In discussing our individual  fields of research – my doctoral research being on the role of material culture during cultural and social transitions in the (re-)construction of identities (albeit during a historical period very distant from today), and Debra’s psychotherapy MA research and support work with survivors of childhood sexual abuse (e.g. with SV2), particularly in helping those with Complex Post-traumatic Stress Disorder (C-PTSD) and Dissociation – we saw common ground. At first this was most apparent in the notion of the ‘transitional object’; but subsequently we considered how we might together explore the broader significance of material culture in situations of abuse and – what may be especially important – in the post-trauma restitution or reconstruction of ‘self’. Perhaps inevitably bearing in mind Debra’s specialism, we initially contemplated ‘how’ the material traces of child abuse in the past, and self-reparation in the past and present, might possibly be recovered, while having a positive social impact, supporting survivors in managing trauma, and informing support workers in the significance of material culture in both acts of abuse, and in moving forward after traumatic experience. We are still mulling over this question. But with access to documentary, photographic and other material evidence of domestic violence and post-traumatic restitution in the past and present, we are beginning PSP work with what most might see as an impossible topic – though what to us is so far proving an ‘easier’ focus for the archaeological investigation of violence in the home. (Subsequent posts will explain further, and discuss the primary sources and methodologies we have in mind at this point.)

Considering the personal – and hyper-sensitive – nature of the evidence with which we shall work, collaborators and participants may in some way be affected by engaging with the project. We hope that domestic violence (DV) victims and survivors may take something positive from participation (whether as collaborator in fieldwork, analysis, or presentation of findings, or as audience). However, we are aware of the potential vulnerability of victims and survivors. Our main concern must therefore be to avoid adversely affecting those who engage with PSP, paying particular attention to the potential risk of ‘re-traumatising’ those who have had experience (or are still experiencing) violence and abuse: I am thankful, due to her professional experience, that Debra is vigilant in limiting this risk. This risk has both inspired and constrained project development, with concerns provoked by previous work by others stimulating the question ‘then how might / should the topic be approached’.

We realise that it may not be appropriate to develop or implement certain methods – despite their apparent successful employment in previous studies (which is one reason why we’re beginning as a pilot project, before ‘delving in deep’). I also do not yet know if other issues will obstruct our ability to meet project aims. The historical sources that we will study may often be ‘harrowing’ at best, which might ultimately prove ‘too much’ to continue (I’ll discuss this issue further in another post). For various reasons, ‘enough’ DV victims and survivors may not take part to make the ‘data sample’ numerically ‘significant’: those who have experienced DV may feel they have nothing to say; might not want to remember these experiences; and / or support workers, legal advisers, and perhaps might see participation as inadvisable.

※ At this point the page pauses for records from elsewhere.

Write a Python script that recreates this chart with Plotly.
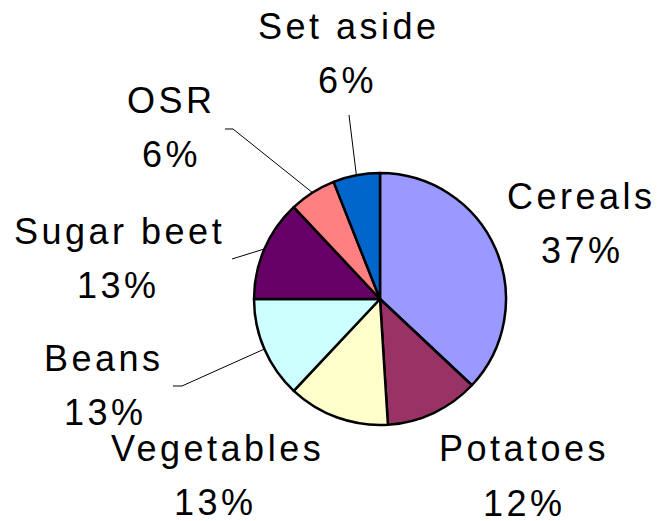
import math
import plotly.graph_objects as go

# ---- data ----
categories = ["Cereals", "Potatoes", "Vegetables", "Beans", "Sugar beet", "OSR", "Set aside"]
shares = [37, 12, 13, 13, 13, 6, 6]
colors = ["#9999FF", "#993366", "#FFFFCC", "#CCFFFF", "#660066", "#FF8080", "#0066CC"]

# ---- layout (pixels) ----
W, H = 659, 521
CX, CY, R = 380, 299, 126

name_pos = {
    "Cereals": (581, 196), "Potatoes": (524, 448), "Vegetables": (217, 448),
    "Beans": (104, 358), "Sugar beet": (119, 231), "OSR": (171, 100), "Set aside": (349, 26),
}
pct_pos = {
    "Cereals": (582, 250), "Potatoes": (524, 503), "Vegetables": (215, 502),
    "Beans": (105, 412), "Sugar beet": (118, 285), "OSR": (171, 154), "Set aside": (347, 81),
}
leader_start = {
    "Set aside": [(349, 115)],
    "OSR": [(225, 129), (233, 129)],
    "Sugar beet": [(232, 259)],
    "Beans": [(173, 386), (182, 386)],
}

def px(x, y):
    return x / W, 1 - y / H

fig = go.Figure()
fig.add_trace(go.Pie(
    labels=categories, values=shares, sort=False, direction="clockwise", rotation=0,
    marker=dict(colors=colors, line=dict(color="black", width=2.5)),
    textinfo="none", showlegend=False, hoverinfo="label+percent",
    domain=dict(x=[(CX - R) / W, (CX + R) / W], y=[(H - CY - R) / H, (H - CY + R) / H]),
))

total = sum(shares)
cum = 0
shapes = []
annotations = []
font = dict(family="Liberation Sans, Arial, sans-serif", size=36, color="black")
for cat, v in zip(categories, shares):
    mid = 2 * math.pi * (cum + v / 2) / total
    cum += v
    if cat in leader_start:
        pts = list(leader_start[cat]) + [(CX + R * math.sin(mid), CY - R * math.cos(mid))]
        path = "M " + " L ".join(f"{px(x, y)[0]:.5f},{px(x, y)[1]:.5f}" for x, y in pts)
        shapes.append(dict(type="path", path=path, xref="paper", yref="paper",
                           line=dict(color="black", width=1)))
    for pos, txt in ((name_pos[cat], cat), (pct_pos[cat], f"{v}%")):
        ax, ay = px(*pos)
        annotations.append(dict(
            x=ax, y=ay, xref="paper", yref="paper", showarrow=False,
            xanchor="center", yanchor="middle",
            text=f'<span style="letter-spacing:3.5px">{txt}</span>', font=font,
        ))

fig.update_layout(
    width=W, height=H, margin=dict(l=0, r=0, t=0, b=0),
    paper_bgcolor="white", plot_bgcolor="white",
    shapes=shapes, annotations=annotations,
)
fig.write_html("out.html", config={"displayModeBar": False},
               post_script="document.body.style.margin='0';")
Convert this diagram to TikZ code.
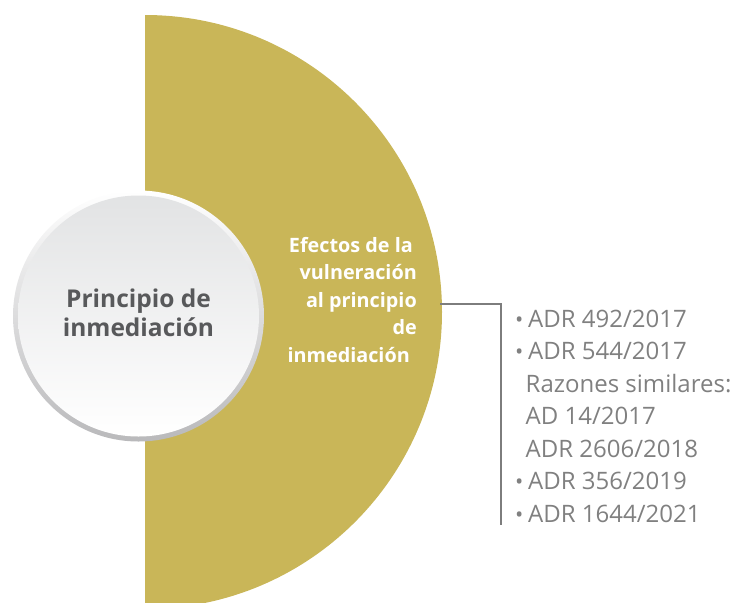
\documentclass[tikz,border=0pt]{standalone}
\usepackage{fontspec}
\setmainfont{Open Sans}
\definecolor{gold}{RGB}{201,182,88}
\definecolor{titlegray}{RGB}{88,89,91}
\definecolor{listgray}{RGB}{128,128,128}
\definecolor{linegray}{RGB}{125,125,125}
\definecolor{ringdark}{RGB}{185,185,187}
\definecolor{innergray}{RGB}{226,227,228}
\tikzset{
  titletext/.style={inner sep=0pt, align=center, text=titlegray,
    font=\fontsize{24.5}{29}\selectfont\bfseries},
  efectostext/.style={inner sep=0pt, align=right, text=white,
    font=\fontsize{19.8}{27.5}\selectfont\bfseries},
  listtext/.style={inner sep=0pt, align=left, text=listgray,
    font=\fontsize{24}{32.5}\selectfont},
  conn/.style={draw=linegray, line width=2.2pt}
}
\newcommand{\bul}{\makebox[13pt][l]{\fontsize{22}{22}\selectfont\textbullet}}
\newcommand{\nobul}{\hspace*{10.5pt}}
\begin{document}
\begin{tikzpicture}[x=1pt,y=-1pt]
\useasboundingbox (0,0) rectangle (737,603);
% half disc
\begin{scope}
  \clip (145,0) rectangle (737,603);
  \fill[gold] (145,312) circle[radius=297pt];
\end{scope}
\coordinate (disc) at (145,312);
% circle with bevel ring
\shade[shading angle=45, top color=white, bottom color=ringdark] (138.5,316) circle[radius=125.5pt];
\shade[shading angle=45, top color=innergray, bottom color=white] (138.5,316) circle[radius=120.5pt];
\node[titletext, anchor=base] (principio) at (138.5,336.7) {Principio de\\inmediación};
% effects text
\node[efectostext, anchor=base east] (efectos) at (417,362)
  {Efectos de la\hspace*{4pt}\\vulneración\\al principio\\de\\inmediación\hspace*{7pt}};
% connector
\coordinate (j1) at (440,304);
\coordinate (j2) at (501,304);
\coordinate (j3) at (501,525);
\draw[conn] (j1) -- (j2) -- (j3);
% list
\node[listtext, anchor=base west] (lista) at (515,522)
  {\bul ADR 492/2017\\
   \bul ADR 544/2017\\
   \nobul Razones similares:\\
   \nobul AD 14/2017\\
   \nobul ADR 2606/2018\\
   \bul ADR 356/2019\\
   \bul ADR 1644/2021};
\end{tikzpicture}
\end{document}
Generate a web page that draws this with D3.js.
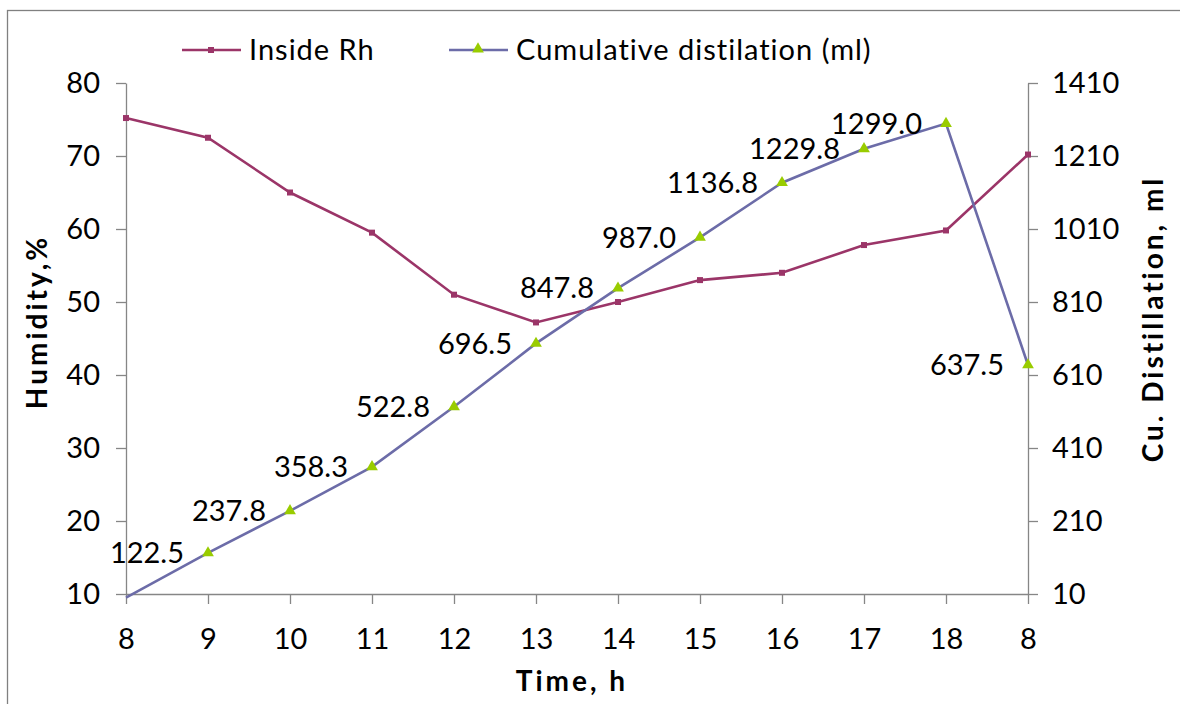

The potential impact upon family and friends is also an important consideration: it is clear that violence in the home (whether in physical, emotional, sexual or other forms) between parents – or inflicted upon children by family members or friends – may affect not only the generations directly involved (as victim and perpetrator), but might also affect subsequent generations: a subject in which Debra is particularly interested, and which archaeology, in studying the ‘longue duree‘, might be particularly well equipped to examine, despite the obvious challenges that must be carefully navigated along the way.